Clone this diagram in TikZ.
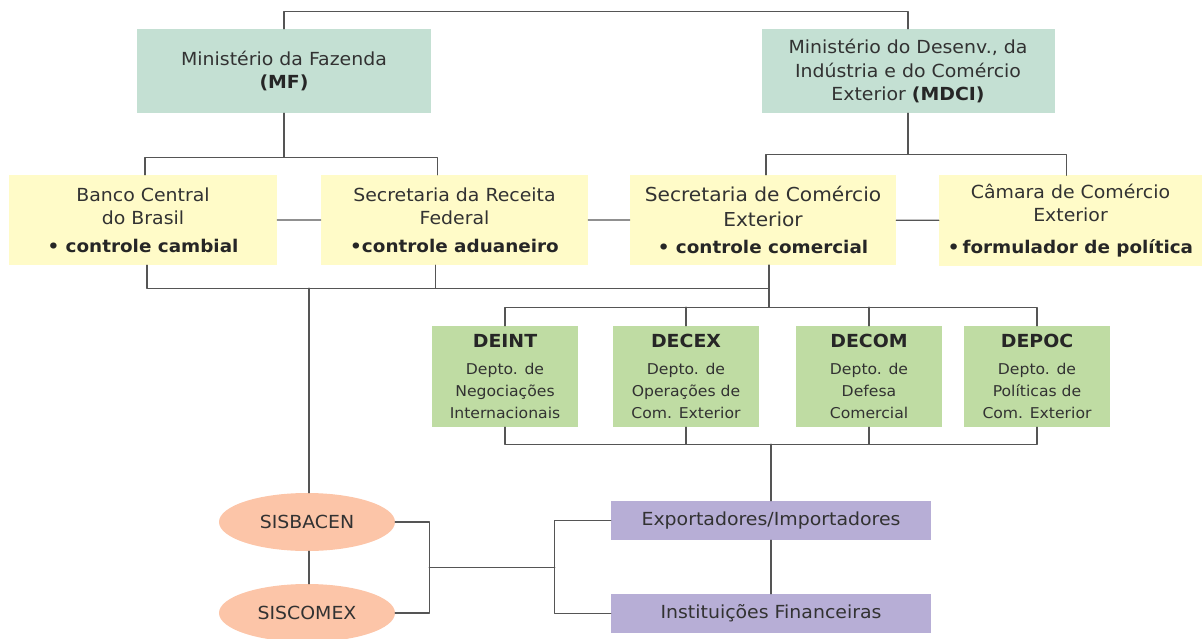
\documentclass[tikz,border=0pt]{standalone}
\usepackage{fontspec}
\setmainfont{DejaVu Sans}[FakeStretch=1.05]
\usetikzlibrary{shapes.geometric,calc}
\definecolor{minfill}{RGB}{196,224,211}
\definecolor{secfill}{RGB}{255,251,200}
\definecolor{depfill}{RGB}{191,220,163}
\definecolor{sysfill}{RGB}{252,197,168}
\definecolor{agtfill}{RGB}{183,174,214}
\definecolor{lngray}{RGB}{85,85,85}
\definecolor{txtgray}{RGB}{50,50,50}
\begin{document}
\begin{tikzpicture}[x=1pt, y=-1pt, line join=round, line cap=round,
  every node/.style={text=txtgray, inner sep=0pt, align=center},
  mbox/.style={fill=minfill, minimum width=294pt, minimum height=84pt, font=\fontsize{18}{23.5}\selectfont},
  ybox/.style={fill=secfill, minimum width=267pt, minimum height=90pt, font=\fontsize{18}{23.5}\selectfont},
  gbox/.style={fill=depfill, minimum width=146pt, minimum height=101pt, font=\fontsize{14.9}{22}\selectfont},
  sbox/.style={ellipse, fill=sysfill, minimum width=176pt, minimum height=58pt, font=\fontsize{18}{20}\selectfont},
  pbox/.style={fill=agtfill, minimum width=320pt, minimum height=39pt, font=\fontsize{18}{20}\selectfont},
  lnk/.style={draw=lngray, line width=1.3pt}]
\def\bul#1{{\fontsize{17.5}{20}\selectfont\bfseries\color{black!85}#1}}
\def\ttl#1{{\fontsize{18}{20}\selectfont\bfseries\color{black!85}#1}}
\useasboundingbox (0,0) rectangle (1204,639);
% ministries
\node[mbox] (mf) at (284,71) {Ministério da Fazenda\\\ttl{(MF)}};
\node[mbox, minimum width=293pt] (mdci) at (908,71) {Ministério do Desenv., da\\Indústria e do Comércio\\Exterior \ttl{(MDCI)}};
% secretarias
\node[ybox, minimum width=268pt] (bc) at (143,220) {Banco Central\\do Brasil\\[4pt]\bul{• controle cambial}};
\node[ybox] (srf) at (454.5,220) {Secretaria da Receita\\Federal\\[4pt]\bul{•controle aduaneiro}};
\node[ybox, minimum width=266pt, font=\fontsize{19.2}{25}\selectfont] (sce) at (763,220) {Secretaria de Comércio\\Exterior\\[2pt]\bul{• controle comercial}};
\node[ybox, minimum width=263pt] (camex) at (1070.5,220.5) {Câmara de Comércio\\Exterior\\[8pt]\bul{•\,formulador de política}};
% departamentos
\node[gbox] (deint) at (505,376.5) {\ttl{DEINT}\\[5pt]Depto. de\\Negociações\\Internacionais};
\node[gbox] (decex) at (686,376.5) {\ttl{DECEX}\\[5pt]Depto. de\\Operações de\\Com. Exterior};
\node[gbox] (decom) at (869,376.5) {\ttl{DECOM}\\[5pt]Depto. de\\Defesa\\Comercial};
\node[gbox] (depoc) at (1037,376.5) {\ttl{DEPOC}\\[5pt]Depto. de\\Políticas de\\Com. Exterior};
% sistemas e agentes
\node[sbox] (sisbacen) at (307,522) {SISBACEN};
\node[sbox] (siscomex) at (307,613) {SISCOMEX};
\node[pbox] (expimp) at (771,520.5) {Exportadores/Importadores};
\node[pbox] (instfin) at (771,613.5) {Instituições Financeiras};
% ligacoes
\draw[lnk] (mf.north) -- ++(0,-17) -| (mdci.north);
\draw[lnk] (mf.south) -- ++(0,44) coordinate (mfj);
\draw[lnk] ([xshift=2pt]bc.north) |- (mfj) -| ([xshift=-17pt]srf.north);
\draw[lnk] (mdci.south) -- ++(0,41) coordinate (mdj);
\draw[lnk] ([xshift=3pt]sce.north) |- (mdj) -| ([xshift=-4pt]camex.north);
\draw[lnk] (bc) -- (srf) (srf) -- (sce) (sce) -- (camex);
\draw[lnk] ([xshift=4pt]bc.south) -- ++(0,23) coordinate (tj) -| ([xshift=6pt]sce.south);
\draw[lnk] ([xshift=-19pt]srf.south) -- ++(0,23);
\draw[lnk] ([xshift=6pt]sce.south) -- ++(0,42) coordinate (dj);
\draw[lnk] (deint.north) |- (dj) -| (depoc.north);
\draw[lnk] (decex.north) -- (decex.north |- dj) (decom.north) -- (decom.north |- dj);
\draw[lnk] ([xshift=2pt]sisbacen.north) -- ([xshift=2pt]sisbacen.north |- tj);
\draw[lnk] (deint.south) -- ++(0,17) coordinate (bj) -| (depoc.south);
\draw[lnk] (decex.south) -- (decex.south |- bj) (decom.south) -- (decom.south |- bj);
\draw[lnk] (expimp.north) -- (expimp.north |- bj);
\draw[lnk] (expimp) -- (instfin);
\draw[lnk] ([xshift=2pt]sisbacen.south) -- ([xshift=2pt]siscomex.north);
\draw[lnk] (sisbacen.east) -- ++(34,0) coordinate (sa) |- (siscomex.east);
\draw[lnk] (expimp.west) -- ++(-56,0) coordinate (ea) |- (instfin.west);
\coordinate (sm) at ($(sa)!.5!(sa |- siscomex.east)$);
\draw[lnk] (sm) -- (sm -| ea);
\end{tikzpicture}
\end{document}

——————

▶ DESCRIPTION OF THE TASK
Leaving the pictures aside, transcribe the entire listing exactly.

▶ WRITTEN SOLUTION
Clone this diagram in TikZ.
\documentclass[tikz,border=0pt]{standalone}
\usepackage{fontspec}
\setmainfont{DejaVu Sans}[FakeStretch=1.05]
\usetikzlibrary{shapes.geometric,calc}
\definecolor{minfill}{RGB}{196,224,211}
\definecolor{secfill}{RGB}{255,251,200}
\definecolor{depfill}{RGB}{191,220,163}
\definecolor{sysfill}{RGB}{252,197,168}
\definecolor{agtfill}{RGB}{183,174,214}
\definecolor{lngray}{RGB}{85,85,85}
\definecolor{txtgray}{RGB}{50,50,50}
\begin{document}
\begin{tikzpicture}[x=1pt, y=-1pt, line join=round, line cap=round,
  every node/.style={text=txtgray, inner sep=0pt, align=center},
  mbox/.style={fill=minfill, minimum width=294pt, minimum height=84pt, font=\fontsize{18}{23.5}\selectfont},
  ybox/.style={fill=secfill, minimum width=267pt, minimum height=90pt, font=\fontsize{18}{23.5}\selectfont},
  gbox/.style={fill=depfill, minimum width=146pt, minimum height=101pt, font=\fontsize{14.9}{22}\selectfont},
  sbox/.style={ellipse, fill=sysfill, minimum width=176pt, minimum height=58pt, font=\fontsize{18}{20}\selectfont},
  pbox/.style={fill=agtfill, minimum width=320pt, minimum height=39pt, font=\fontsize{18}{20}\selectfont},
  lnk/.style={draw=lngray, line width=1.3pt}]
\def\bul#1{{\fontsize{17.5}{20}\selectfont\bfseries\color{black!85}#1}}
\def\ttl#1{{\fontsize{18}{20}\selectfont\bfseries\color{black!85}#1}}
\useasboundingbox (0,0) rectangle (1204,639);
% ministries
\node[mbox] (mf) at (284,71) {Ministério da Fazenda\\\ttl{(MF)}};
\node[mbox, minimum width=293pt] (mdci) at (908,71) {Ministério do Desenv., da\\Indústria e do Comércio\\Exterior \ttl{(MDCI)}};
% secretarias
\node[ybox, minimum width=268pt] (bc) at (143,220) {Banco Central\\do Brasil\\[4pt]\bul{• controle cambial}};
\node[ybox] (srf) at (454.5,220) {Secretaria da Receita\\Federal\\[4pt]\bul{•controle aduaneiro}};
\node[ybox, minimum width=266pt, font=\fontsize{19.2}{25}\selectfont] (sce) at (763,220) {Secretaria de Comércio\\Exterior\\[2pt]\bul{• controle comercial}};
\node[ybox, minimum width=263pt] (camex) at (1070.5,220.5) {Câmara de Comércio\\Exterior\\[8pt]\bul{•\,formulador de política}};
% departamentos
\node[gbox] (deint) at (505,376.5) {\ttl{DEINT}\\[5pt]Depto. de\\Negociações\\Internacionais};
\node[gbox] (decex) at (686,376.5) {\ttl{DECEX}\\[5pt]Depto. de\\Operações de\\Com. Exterior};
\node[gbox] (decom) at (869,376.5) {\ttl{DECOM}\\[5pt]Depto. de\\Defesa\\Comercial};
\node[gbox] (depoc) at (1037,376.5) {\ttl{DEPOC}\\[5pt]Depto. de\\Políticas de\\Com. Exterior};
% sistemas e agentes
\node[sbox] (sisbacen) at (307,522) {SISBACEN};
\node[sbox] (siscomex) at (307,613) {SISCOMEX};
\node[pbox] (expimp) at (771,520.5) {Exportadores/Importadores};
\node[pbox] (instfin) at (771,613.5) {Instituições Financeiras};
% ligacoes
\draw[lnk] (mf.north) -- ++(0,-17) -| (mdci.north);
\draw[lnk] (mf.south) -- ++(0,44) coordinate (mfj);
\draw[lnk] ([xshift=2pt]bc.north) |- (mfj) -| ([xshift=-17pt]srf.north);
\draw[lnk] (mdci.south) -- ++(0,41) coordinate (mdj);
\draw[lnk] ([xshift=3pt]sce.north) |- (mdj) -| ([xshift=-4pt]camex.north);
\draw[lnk] (bc) -- (srf) (srf) -- (sce) (sce) -- (camex);
\draw[lnk] ([xshift=4pt]bc.south) -- ++(0,23) coordinate (tj) -| ([xshift=6pt]sce.south);
\draw[lnk] ([xshift=-19pt]srf.south) -- ++(0,23);
\draw[lnk] ([xshift=6pt]sce.south) -- ++(0,42) coordinate (dj);
\draw[lnk] (deint.north) |- (dj) -| (depoc.north);
\draw[lnk] (decex.north) -- (decex.north |- dj) (decom.north) -- (decom.north |- dj);
\draw[lnk] ([xshift=2pt]sisbacen.north) -- ([xshift=2pt]sisbacen.north |- tj);
\draw[lnk] (deint.south) -- ++(0,17) coordinate (bj) -| (depoc.south);
\draw[lnk] (decex.south) -- (decex.south |- bj) (decom.south) -- (decom.south |- bj);
\draw[lnk] (expimp.north) -- (expimp.north |- bj);
\draw[lnk] (expimp) -- (instfin);
\draw[lnk] ([xshift=2pt]sisbacen.south) -- ([xshift=2pt]siscomex.north);
\draw[lnk] (sisbacen.east) -- ++(34,0) coordinate (sa) |- (siscomex.east);
\draw[lnk] (expimp.west) -- ++(-56,0) coordinate (ea) |- (instfin.west);
\coordinate (sm) at ($(sa)!.5!(sa |- siscomex.east)$);
\draw[lnk] (sm) -- (sm -| ea);
\end{tikzpicture}
\end{document}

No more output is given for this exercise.